In the dashboard, occurrence grouping folds many unfair-match reports that share the same condition into one issue with a count, so you can see at a glance that, say, lopsided matches in a particular bracket are a widespread pattern rather than isolated bad luck. Filtering by the custom fields lets you slice reports by time of day, region, or party composition to find where fairness breaks down. Crashes during matchmaking are captured with stack traces too, and because everything lives in one dashboard, your fairness data sits alongside the rest of your QA signal.

Building fairness testing into your process

Matchmaking fairness is not a one-time audit; it shifts as your population changes, as you tune ratings, and as new content alters who queues when. Bake fairness testing into your regular process: run your population simulations against each matchmaking change before it ships, watch your live unfair-match reports continuously, and treat a spike in fairness complaints as a regression to investigate like any other. The combination of proactive simulation and reactive live capture is what keeps fairness from quietly degrading as conditions drift over the life of the game.

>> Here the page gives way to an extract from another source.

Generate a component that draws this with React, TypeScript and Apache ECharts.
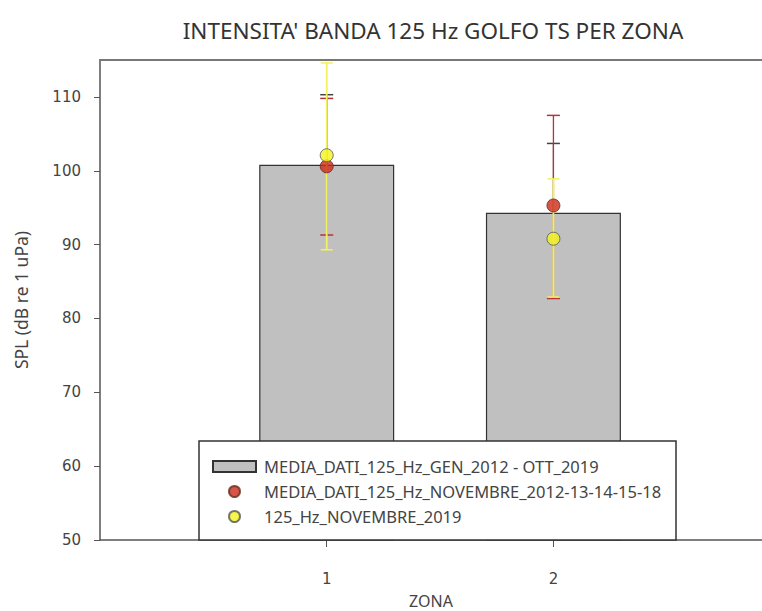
import React, { useEffect, useRef } from "react";
import * as echarts from "echarts";

const zones = [1, 2];
const barMean = [100.8, 94.3];
const barUpper = [110.3, 103.7];
const redMean = [100.6, 95.3];
const redLow = [91.3, 82.7];
const redHigh = [109.8, 107.5];
const yellowMean = [102.1, 90.8];
const yellowLow = [89.3, 82.9];
const yellowHigh = [114.6, 98.9];
const yTicks = [50, 60, 70, 80, 90, 100, 110];
const xTicks = [1, 2];

const NAME_BAR = "MEDIA_DATI_125_Hz_GEN_2012 - OTT_2019";
const NAME_RED = "MEDIA_DATI_125_Hz_NOVEMBRE_2012-13-14-15-18";
const NAME_YEL = "125_Hz_NOVEMBRE_2019";

function errRender(color: string, width: number, cap: number, showLow: boolean) {
  return (params: any, api: any) => {
    const x = api.value(0);
    const lo = api.coord([x, api.value(1)]);
    const hi = api.coord([x, api.value(2)]);
    const children: any[] = [
      { type: "line", shape: { x1: lo[0], y1: lo[1], x2: hi[0], y2: hi[1] }, style: { stroke: color, lineWidth: width } },
      { type: "line", shape: { x1: hi[0] - cap / 2, y1: hi[1], x2: hi[0] + cap / 2, y2: hi[1] }, style: { stroke: color, lineWidth: 1.5 } },
    ];
    if (showLow) {
      children.push({ type: "line", shape: { x1: lo[0] - cap / 2, y1: lo[1], x2: lo[0] + cap / 2, y2: lo[1] }, style: { stroke: color, lineWidth: 1.5 } });
    }
    return { type: "group", children };
  };
}

export default function App() {
  const ref = useRef<HTMLDivElement>(null);
  useEffect(() => {
    const chart = echarts.init(ref.current!, undefined, { renderer: "svg" });
    const axisColor = "#555";
    chart.setOption({
      animation: false,
      backgroundColor: "#fff",
      title: {
        text: "INTENSITA' BANDA 125 Hz GOLFO TS PER ZONA",
        left: 428,
        top: 14,
        textAlign: "center",
        textStyle: { fontFamily: "Noto Sans", fontSize: 22.5, fontWeight: "normal", color: "#333" },
      },
      grid: { left: 100, right: 0, top: 60, bottom: 71, outerBoundsMode: "none", containLabel: false },
      xAxis: [
        {
          type: "value",
          min: 0,
          max: 2.92,
          interval: 1,
          name: "ZONA",
          nameLocation: "middle",
          nameGap: 53,
          nameTextStyle: { fontFamily: "Noto Sans", fontSize: 16, color: "#444" },
          axisLine: { show: true, lineStyle: { color: axisColor, width: 1.5 } },
          axisTick: { show: true, length: 7, customValues: xTicks, lineStyle: { color: axisColor } },
          axisLabel: { customValues: xTicks, margin: 31, fontFamily: "DejaVu Sans", fontSize: 15, color: "#444" },
          splitLine: { show: false },
        },
        {
          type: "value",
          position: "top",
          min: 0,
          max: 2.92,
          axisLine: { show: true, lineStyle: { color: "#777", width: 2 } },
          axisTick: { show: false },
          axisLabel: { show: false },
          splitLine: { show: false },
        },
      ],
      yAxis: {
        type: "value",
        min: 50,
        max: 115,
        interval: 10,
        name: "SPL (dB re 1 uPa)",
        nameLocation: "middle",
        nameGap: 70,
        nameTextStyle: { fontFamily: "Noto Sans", fontSize: 17.5, color: "#444" },
        axisLine: { show: true, lineStyle: { color: axisColor, width: 1.5 } },
        axisTick: { show: true, length: 6, customValues: yTicks, lineStyle: { color: axisColor } },
        axisLabel: { customValues: yTicks, margin: 19, fontFamily: "DejaVu Sans", fontSize: 15, color: "#444" },
        splitLine: { show: false },
      },
      legend: {
        orient: "vertical",
        left: 199,
        top: 441,
        padding: [17, 0, 0, 13],
        itemWidth: 43,
        itemHeight: 11,
        itemGap: 8,
        z: 10,
        textStyle: { fontFamily: "Noto Sans", fontSize: 16.5, color: "#444", lineHeight: 16, padding: [0, 0, 0, 3] },
        data: [
          { name: NAME_BAR, icon: "rect" },
          { name: NAME_RED, icon: "circle" },
          { name: NAME_YEL, icon: "circle" },
        ],
      },
      graphic: [
        {
          type: "rect",
          z: 9,
          shape: { x: 199, y: 441, width: 477, height: 99 },
          style: { fill: "#fff", stroke: "#333", lineWidth: 1.5 },
        },
      ],
      series: [
        {
          name: NAME_BAR,
          type: "bar",
          barWidth: 135,
          z: 2,
          itemStyle: { color: "#c0c0c0", borderColor: "#333", borderWidth: 1.2 },
          data: zones.map((z, i) => [z, barMean[i]]),
        },
        {
          name: "barErr",
          type: "custom",
          z: 3,
          renderItem: errRender("#444", 1.2, 13, false),
          data: zones.map((z, i) => [z, barMean[i], barUpper[i]]),
        },
        {
          name: "redErr",
          type: "custom",
          z: 4,
          renderItem: errRender("#b8323a", 1.3, 13, true),
          data: zones.map((z, i) => [z, redLow[i], redHigh[i]]),
        },
        {
          name: "yelErr",
          type: "custom",
          z: 5,
          renderItem: errRender("#f2f25a", 1.8, 12, true),
          data: zones.map((z, i) => [z, yellowLow[i], yellowHigh[i]]),
        },
        {
          name: NAME_RED,
          type: "scatter",
          z: 6,
          symbol: "circle",
          symbolSize: 13,
          itemStyle: { color: "#cc2a1a", borderColor: "#6a2a1a", borderWidth: 1 },
          data: zones.map((z, i) => [z, redMean[i]]),
        },
        {
          name: NAME_YEL,
          type: "scatter",
          z: 7,
          symbol: "circle",
          symbolSize: 13,
          itemStyle: { color: "#f2f21e", borderColor: "#555", borderWidth: 1 },
          data: zones.map((z, i) => [z, yellowMean[i]]),
        },
      ],
    });
    return () => chart.dispose();
  }, []);
  return <div ref={ref} style={{ position: "absolute", left: 0, top: 0, width: 762, height: 611 }} />;
}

Make the measurable fairness definition the shared reference for the whole team, so designers, engineers, and QA argue about thresholds rather than feelings. When everyone agrees what a fair match is in numbers, you can hold the system to it across every change. Define fairness concretely, simulate the hard populations, capture the conditions of real unfair matches, watch the patterns, and feed it all back into tuning. Done consistently, this turns matchmaking fairness from an intractable feeling into a property you can actually test, measure, and defend over time.

Fairness is emergent, not a formula. Define it in numbers, simulate the thin queues, and capture the conditions of every unfair match.